- Born: April 19, 1951 (age 74)
- Education: National Taiwan University (BS) Cornell University (PhD)

= Rick Tsai =

Taiwanese businessman

Rick Tsai (蔡力行 (Caì Lìxing)) is currently Vice Chairman and CEO of MediaTek (as of 1 June 2017) following his stint as Chairman of Chunghwa Telecom. From 1989 to 2014, Tsai worked at TSMC, where he was president and Chief Executive Officer from 2005 to 2009. Prior to being appointed CEO, Tsai served various roles, including chief operations officer, vice president of worldwide marketing and sales, and before that, two terms as executive vice president of operations. Between these two terms Tsai spent a short time away from TSMC, working as president of Vanguard International Semiconductor. From 1997 to 1999, Tsai served as executive vice president of operations, where he was responsible for six TSMC fabrication plants, as well as associated testing service and product assurance.
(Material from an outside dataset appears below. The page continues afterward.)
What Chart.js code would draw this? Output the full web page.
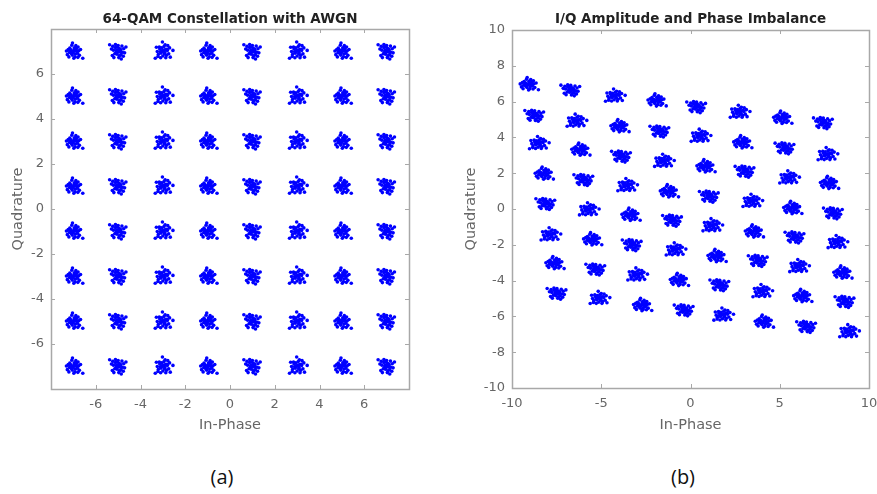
<!DOCTYPE html>
<html>
<head>
<meta charset="utf-8">
<script src="https://cdn.jsdelivr.net/npm/chart.js@4.4.0/dist/chart.umd.min.js"></script>
<style>
  html, body { margin: 0; padding: 0; background: #fff; }
  body { width: 877px; height: 494px; position: relative; overflow: hidden; }
  .box { position: absolute; top: 0; }
  .cap { position: absolute; top: 463px; font-family: "Open Sans", "Noto Sans", sans-serif; font-size: 20px; color: #111; transform: translateX(-50%); }
</style>
</head>
<body>
<div class="box" style="left:0;width:440px;height:440px;"><canvas id="c1" width="440" height="440"></canvas></div>
<div class="box" style="left:440px;width:437px;height:440px;"><canvas id="c2" width="437" height="440"></canvas></div>
<div class="cap" style="left:222px;">(a)</div>
<div class="cap" style="left:683px;">(b)</div>
<script>
// ---------- Data ----------
// (a) ideal 64-QAM levels (I and Q)
const qamLevels = [-7, -5, -3, -1, 1, 3, 5, 7];
const ticksA = [-6, -4, -2, 0, 2, 4, 6];

// (b) cluster centres, row by row (Q = 7 ... -7), I = -7 ... 7
const imbX = [
  [-9.10, -6.71, -4.28, -1.94, 0.34, 2.71, 5.10, 7.44],
  [-8.73, -6.43, -4.02, -1.72, 0.52, 2.86, 5.29, 7.63],
  [-8.54, -6.21, -3.87, -1.53, 0.80, 3.05, 5.48, 7.72],
  [-8.26, -5.98, -3.59, -1.25, 1.05, 3.42, 5.66, 8.00],
  [-8.11, -5.74, -3.40, -1.01, 1.18, 3.51, 5.85, 8.19],
  [-7.89, -5.55, -3.27, -0.88, 1.42, 3.79, 6.04, 8.47],
  [-7.66, -5.31, -3.03, -0.69, 1.64, 3.98, 6.22, 8.65],
  [-7.48, -5.14, -2.75, -0.36, 1.79, 4.07, 6.50, 8.84]
];
const imbY = [
  [6.96, 6.64, 6.30, 6.06, 5.70, 5.40, 5.09, 4.81],
  [5.22, 4.90, 4.62, 4.34, 4.06, 3.72, 3.40, 3.03],
  [3.65, 3.31, 2.94, 2.66, 2.38, 2.10, 1.73, 1.45],
  [1.97, 1.63, 1.30, 0.98, 0.70, 0.42, 0.05, -0.23],
  [0.29, -0.05, -0.33, -0.64, -0.94, -1.26, -1.58, -1.88],
  [-1.45, -1.70, -2.01, -2.29, -2.63, -2.89, -3.22, -3.56],
  [-3.03, -3.37, -3.69, -3.97, -4.25, -4.62, -4.87, -5.18],
  [-4.72, -5.00, -5.37, -5.65, -5.93, -6.30, -6.58, -6.86]
];
const ticksBx = [-10, -5, 0, 5, 10];
const ticksBy = [-10, -8, -6, -4, -2, 0, 2, 4, 6, 8, 10];

// noise scatter shapes read from the clusters (offsets around each centre)
const spreadA1 = [[0,0],[0.08,0.04],[-0.1,0.06],[0.18,-0.08],[-0.17,-0.04],[0.04,0.17],[-0.05,-0.16],[0.14,0.13],[-0.16,0.15],[0.24,0.03],[-0.23,0.09],[0.07,-0.23],[-0.09,-0.09],[0.27,-0.17],[-0.27,-0.14],[0.11,0.26],[-0.07,0.28],[0.2,-0.26],[-0.2,-0.24],[0.32,0.09],[-0.31,0.02],[0.02,-0.3],[0.16,0.01],[-0.13,0.0],[0.04,0.09],[-0.02,-0.04],[0.42,-0.3],[0.09,-0.11],[-0.04,0.38],[0.21,0.2]];
const spreadA2 = [[0.02,-0.02],[-0.07,0.05],[0.1,0.1],[-0.15,-0.1],[0.19,-0.03],[-0.21,0.06],[0.06,-0.19],[-0.03,0.2],[0.13,-0.14],[-0.12,0.18],[0.25,0.12],[-0.26,-0.18],[0.0,0.27],[0.03,-0.27],[0.29,-0.06],[-0.3,0.11],[0.17,0.24],[-0.19,-0.27],[0.23,-0.21],[-0.24,0.23],[0.11,0.03],[-0.09,-0.03],[0.05,0.13],[-0.05,-0.12],[-0.38,0.3],[0.35,0.2],[0.14,-0.33],[-0.12,0.31],[0.07,0.0],[-0.01,0.07]];
const spreadA3 = [[-0.01,0.01],[0.09,-0.05],[-0.08,-0.07],[0.12,0.09],[-0.14,0.11],[0.2,0.05],[-0.2,-0.12],[0.0,-0.2],[0.05,0.22],[0.16,-0.17],[-0.16,0.2],[0.26,-0.1],[-0.25,0.0],[0.1,0.3],[-0.1,-0.28],[0.3,0.16],[-0.29,0.19],[0.22,0.26],[-0.22,-0.22],[0.13,-0.28],[0.04,0.06],[-0.04,0.03],[0.07,-0.1],[-0.11,-0.01],[0.33,-0.25],[-0.34,-0.3],[0.45,0.05],[-0.02,0.42],[0.18,0.1],[-0.06,0.16]];
const spreadB1 = [[0,0],[0.12,0.03],[-0.13,0.07],[0.25,-0.08],[-0.24,-0.05],[0.05,0.18],[-0.06,-0.17],[0.2,0.14],[-0.22,0.16],[0.33,0.04],[-0.32,0.1],[0.1,-0.24],[-0.12,-0.1],[0.38,-0.17],[-0.37,-0.14],[0.15,0.27],[-0.09,0.29],[0.28,-0.26],[-0.28,-0.24],[0.45,0.08],[-0.44,0.03],[0.03,-0.31],[0.21,0.0],[-0.18,0.01],[0.06,0.09],[-0.03,-0.05],[0.58,-0.3],[0.13,-0.12],[-0.05,0.38],[0.3,0.2]];
const spreadB2 = [[0.02,-0.02],[-0.1,0.05],[0.14,0.1],[-0.2,-0.1],[0.27,-0.03],[-0.29,0.06],[0.08,-0.19],[-0.04,0.2],[0.18,-0.14],[-0.17,0.18],[0.35,0.12],[-0.36,-0.17],[0.0,0.27],[0.04,-0.27],[0.41,-0.06],[-0.42,0.1],[0.24,0.23],[-0.26,-0.26],[0.32,-0.21],[-0.33,0.22],[0.15,0.03],[-0.12,-0.03],[0.07,0.13],[-0.07,-0.12],[-0.55,0.28],[0.5,0.2],[0.2,-0.32],[-0.17,0.3],[0.1,0.0],[-0.01,0.07]];
const spreadB3 = [[-0.01,0.01],[0.12,-0.05],[-0.11,-0.07],[0.17,0.09],[-0.19,0.11],[0.28,0.05],[-0.28,-0.12],[0.0,-0.2],[0.07,0.22],[0.22,-0.17],[-0.22,0.2],[0.36,-0.1],[-0.35,0.0],[0.14,0.28],[-0.14,-0.27],[0.42,0.15],[-0.4,0.18],[0.3,0.25],[-0.3,-0.22],[0.18,-0.27],[0.05,0.06],[-0.05,0.03],[0.1,-0.1],[-0.15,-0.01],[0.46,-0.24],[-0.48,-0.28],[0.62,0.05],[-0.03,0.4],[0.25,0.1],[-0.08,0.16]];

// ---------- Build point tables ----------
const shapesA = [spreadA1, spreadA2, spreadA3];
const shapesB = [spreadB1, spreadB2, spreadB3];
const pointsA = [];
qamLevels.forEach((q, r) => qamLevels.forEach((i, c) => {
  const s = shapesA[(r * 8 + c + r) % 3];
  s.forEach(o => pointsA.push({x: i + o[0], y: q + o[1]}));
}));
const pointsB = [];
for (let r = 0; r < 8; r++) for (let c = 0; c < 8; c++) {
  const s = shapesB[(r * 8 + c + 2 * r) % 3];
  s.forEach(o => pointsB.push({x: imbX[r][c] + o[0], y: imbY[r][c] + o[1]}));
}

// ---------- Frame + inward tick marks (MATLAB style) ----------
const framePlugin = {
  id: 'frame',
  afterDraw(chart, args, opts) {
    const {ctx, chartArea: a, scales} = chart;
    ctx.save();
    ctx.strokeStyle = '#a8a8a8';
    ctx.lineWidth = 1;
    ctx.beginPath();
    const len = 4;
    opts.xt.forEach(v => {
      const px = Math.round(scales.x.getPixelForValue(v)) + 0.5;
      ctx.moveTo(px, a.bottom); ctx.lineTo(px, a.bottom - len);
      ctx.moveTo(px, a.top); ctx.lineTo(px, a.top + len);
    });
    opts.yt.forEach(v => {
      const py = Math.round(scales.y.getPixelForValue(v)) + 0.5;
      ctx.moveTo(a.left, py); ctx.lineTo(a.left + len, py);
      ctx.moveTo(a.right, py); ctx.lineTo(a.right - len, py);
    });
    ctx.stroke();
    ctx.lineWidth = 1.5;
    ctx.strokeRect(Math.round(a.left) + 0.5, Math.round(a.top) + 0.5, Math.round(a.right - a.left), Math.round(a.bottom - a.top));
    ctx.restore();
  }
};

const FONT = '"DejaVu Sans", "Liberation Sans", Arial, sans-serif';
const GREY = '#666';

function makeChart(id, pts, xr, yr, xt, yt, title, pad, yW, xH, titlePad) {
  return new Chart(document.getElementById(id), {
    type: 'scatter',
    data: { datasets: [{ data: pts, backgroundColor: '#0000ff', borderWidth: 0, pointRadius: 1.8, pointHoverRadius: 1.8 }] },
    plugins: [framePlugin],
    options: {
      responsive: false, animation: false, events: [],
      layout: { padding: pad },
      plugins: {
        legend: { display: false }, tooltip: { enabled: false },
        title: { display: true, text: title, fullSize: false, color: '#222',
                 font: { family: FONT, size: 13.5, weight: 'bold', lineHeight: 1.2 },
                 padding: titlePad },
        frame: { xt: xt, yt: yt }
      },
      scales: {
        x: {
          type: 'linear', min: xr[0], max: xr[1],
          afterBuildTicks: s => { s.ticks = xt.map(v => ({value: v})); },
          afterFit: s => { s.height = xH; s.paddingLeft = 0; s.paddingRight = 0; },
          grid: { display: false, drawTicks: false }, border: { display: false },
          ticks: { color: GREY, font: { family: FONT, size: 13 }, padding: 8, maxRotation: 0, autoSkip: false },
          title: { display: true, text: 'In-Phase', color: GREY, font: { family: FONT, size: 14.5, lineHeight: 1.2 }, padding: { top: 4, bottom: 4.3 } }
        },
        y: {
          type: 'linear', min: yr[0], max: yr[1],
          afterBuildTicks: s => { s.ticks = yt.map(v => ({value: v})); },
          afterFit: s => { s.width = yW; s.paddingTop = 0; s.paddingBottom = 0; },
          grid: { display: false, drawTicks: false }, border: { display: false },
          ticks: { color: GREY, font: { family: FONT, size: 13 }, padding: 7, autoSkip: false },
          title: { display: true, text: 'Quadrature', color: GREY, font: { family: FONT, size: 14.5, lineHeight: 1.2 }, padding: { top: 4.3, bottom: 4 } }
        }
      }
    }
  });
}

makeChart('c1', pointsA, [-8, 8], [-8, 8], ticksA, ticksA,
  '64-QAM Constellation with AWGN', { left: 5, right: 31, top: 0, bottom: 2 }, 46, 49, { top: 10.9, bottom: 1.9 });
makeChart('c2', pointsB, [-10, 10], [-10, 10], ticksBx, ticksBy,
  'I/Q Amplitude and Phase Imbalance', { left: 18, right: 8, top: 0, bottom: 2 }, 54, 50, { top: 10.9, bottom: 2.9 });
</script>
</body>
</html>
Tsai's work with TSMC began in 1989 and includes many distinguished roles: vice president responsible for operation of Fabs 3 and 4; senior director of Fab 3 responsible for design, construction, start-up, volume production and fab operation; and finally as director of Fab 2, Module A, responsible for operation, profit and loss, and process development.

Prior to joining TSMC, Tsai moved through the ranks during his 8 years at Hewlett-Packard in Fort Collins, Colorado, including R&D project manager, manufacturing engineering project manager, and as a member of the technical staff. His responsibilities at Hewlett-Packard included 1 um CMOS VLSI process integration, yield improvement, process development and process reliability.

Tsai received his Bachelor of Science in physics from National Taiwan University in Taipei, Taiwan, and holds a Ph.D. degree in material science and engineering from Cornell University in Ithaca, New York.